Wednesday 27 March 2013

Book Review: Che in Paona Bazaar, by Kishalay Bhattacharjee



Senior journalist Kishalay Bhattacharjee is a veteran of the North East. Not only did he grow up in Shillong, he also covered the conflict in the North East for seventeen years, while working for NDTV. Bhattacharjee’s offering Che in Paona Bazaar has a series of snapshots from Manipur, twenty two in total. Each of these vignettes offers a glimpse of life in Manipur and the rest of the North East for the common man. Bhattacharjee uses a fictional character called Eshei to tell his stories. Eshei seems to be the typical Manipuri girl. She can speak the lingo and knows the culture and food, but has spent a substantial part of her life outside the North East, in Eshei’s case, in Delhi.

Bhattacharjee writes well, his touch light and sure. When food is described, the reader gets to taste it. When Manipur’s or the North East’s history is narrated, we get to witness it. When Bhattacharjee tells us that the tribal areas of Manipur and Nagaland have been stripped of all wildlife due to excessive hunting, we feel outraged. The book’s title is derived from Paona Bazaar, Imphal’s most popular street which offers terrific bargains for those interested in buying Chinese goods. Umbrellas can be had for Rs. 50, mosquito-repellent tennis racquets for Rs. 90, fake Levi’s canvass shoes for Rs. 100 and pirated DVDs for Rs. 35 each. A majority of the items sold in Paona sport Che’s image.

However, the most important takeaway from Che in Paona Bazaar is that the people of Manipur are tired of the insurgency. Militants enforce their diktat through coercion. Bhattacharjee tells us that the man on the street wants ‘good roads, a salary without percentage cuts, drinkable tap water, electricity, good schools and security’. The average militant is a goon, out to extort money and doesn’t have much ideology. We are told that ‘six months after two dozen ageing women stripped publicly in protest against the Assam Rifles, a Meitei girl walked into a room to make love to a young army officer. There was nothing political about it. He had come from thousands of kilometres away and had connected with someone. Sex had nothing to do with borders and roots. It was merely an impulse to feel alive and desired.’ Bhattacharjee tells us that every Manipuri supports Irom Sharmila. ‘Not supporting Sharmila would be tantamount to treason in Manipur, but the support is only a posture. Her struggle has been painfully lonely.’ To be honest, I was not fully convinced that these anti-militancy feelings are Eshei’s and not Bhattacharjee’s.

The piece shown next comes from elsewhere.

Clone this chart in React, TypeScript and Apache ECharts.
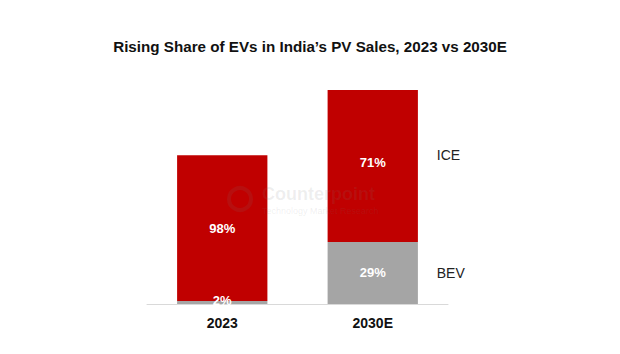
import React, { useEffect, useRef } from "react";
import * as echarts from "echarts";

const categories = ["2023", "2030E"];
const totals = [4.1, 5.9];
const bevShare = [2, 29];
const iceShare = [98, 71];
const seriesNames = ["BEV", "ICE"];

export default function App() {
  const ref = useRef<HTMLDivElement>(null);
  useEffect(() => {
    if (!ref.current) return;
    const chart = echarts.init(ref.current, null, { renderer: "svg" });
    const bevVals = totals.map((t, i) => (t * bevShare[i]) / 100);
    const iceVals = totals.map((t, i) => (t * iceShare[i]) / 100);
    const font = "Liberation Sans, Arial, sans-serif";
    chart.setOption({
      animation: false,
      backgroundColor: "#ffffff",
      title: {
        text: "Rising Share of EVs in India\u2019s PV Sales, 2023 vs 2030E",
        left: "center",
        top: 34,
        textStyle: { fontFamily: font, fontSize: 15.2, fontWeight: "bold", color: "#111" },
      },
      grid: { left: 147, right: 172, top: 90, bottom: 50 },
      xAxis: {
        type: "category",
        data: categories,
        axisLine: { lineStyle: { color: "#d9d9d9", width: 1 } },
        axisTick: { show: false },
        axisLabel: { fontFamily: font, fontSize: 14, fontWeight: "bold", color: "#111", margin: 12 },
      },
      yAxis: { type: "value", min: 0, max: 5.9, show: false },
      series: [
        {
          name: seriesNames[0],
          type: "bar",
          stack: "s",
          barWidth: "60%",
          itemStyle: { color: "#a5a5a5" },
          data: bevVals.map((v, i) => ({
            value: v,
            label: {
              show: true,
              position: "inside",
              offset: i === 0 ? [0, -2] : [0, 0],
              formatter: bevShare[i] + "%",
              color: "#fff",
              fontFamily: font,
              fontSize: 13,
              fontWeight: "bold",
            },
          })),
        },
        {
          name: seriesNames[1],
          type: "bar",
          stack: "s",
          barWidth: "60%",
          itemStyle: { color: "#c00000" },
          data: iceVals.map((v, i) => ({
            value: v,
            label: {
              show: true,
              position: "inside",
              offset: i === 1 ? [0, -3] : [0, 0],
              formatter: iceShare[i] + "%",
              color: "#fff",
              fontFamily: font,
              fontSize: 13,
              fontWeight: "bold",
            },
          })),
        },
      ],
    });
    const last = categories.length - 1;
    const pBar = chart.convertToPixel({ gridIndex: 0 }, [last, 0]) as number[];
    const pBev = chart.convertToPixel({ gridIndex: 0 }, [last, bevVals[last] / 2]) as number[];
    const pIce = chart.convertToPixel({ gridIndex: 0 }, [last, bevVals[last] + iceVals[last] * 0.57]) as number[];
    const x = pBar[0] + 64;
    chart.setOption({
      graphic: [
        {
          type: "text",
          x,
          y: pIce[1],
          style: { text: seriesNames[1], fontFamily: font, fontSize: 14, fill: "#222", verticalAlign: "middle" },
        },
        {
          type: "text",
          x,
          y: pBev[1],
          style: { text: seriesNames[0], fontFamily: font, fontSize: 14, fill: "#222", verticalAlign: "middle" },
        },
        {
          type: "text",
          x: 262,
          y: 194,
          z: 100,
          style: { text: "Counterpoint", fontFamily: font, fontSize: 18, fontWeight: "bold", fill: "rgba(120,120,120,0.12)", verticalAlign: "middle" },
        },
        {
          type: "text",
          x: 262,
          y: 211,
          z: 100,
          style: { text: "Technology Market Research", fontFamily: font, fontSize: 9, fill: "rgba(120,120,120,0.12)", verticalAlign: "middle" },
        },
        {
          type: "circle",
          z: 100,
          shape: { cx: 240, cy: 199, r: 11 },
          style: { fill: "none", stroke: "rgba(120,120,120,0.12)", lineWidth: 4 },
        },
      ],
    });
    return () => chart.dispose();
  }, []);
  return <div ref={ref} style={{ width: 620, height: 354, margin: -8 }} />;
}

Towards the end of the book, Bhattacharjee tells us that though he went to school in Shillong, he did not learn any Khasi. Shillong has the air of an educational town, like many hill stations developed by the British, but the locals are not educated in those institutions. Bhattacharjee wonders what is at fault – ‘the inability of the locals to assimilate the outsiders into the system or the haughty stubbornness of the plainsmen to adopt any of the local attributes into their own lifestyles?’ The key to resolving the militancy in Manipur and the rest of the North East could lie in the answer to this question.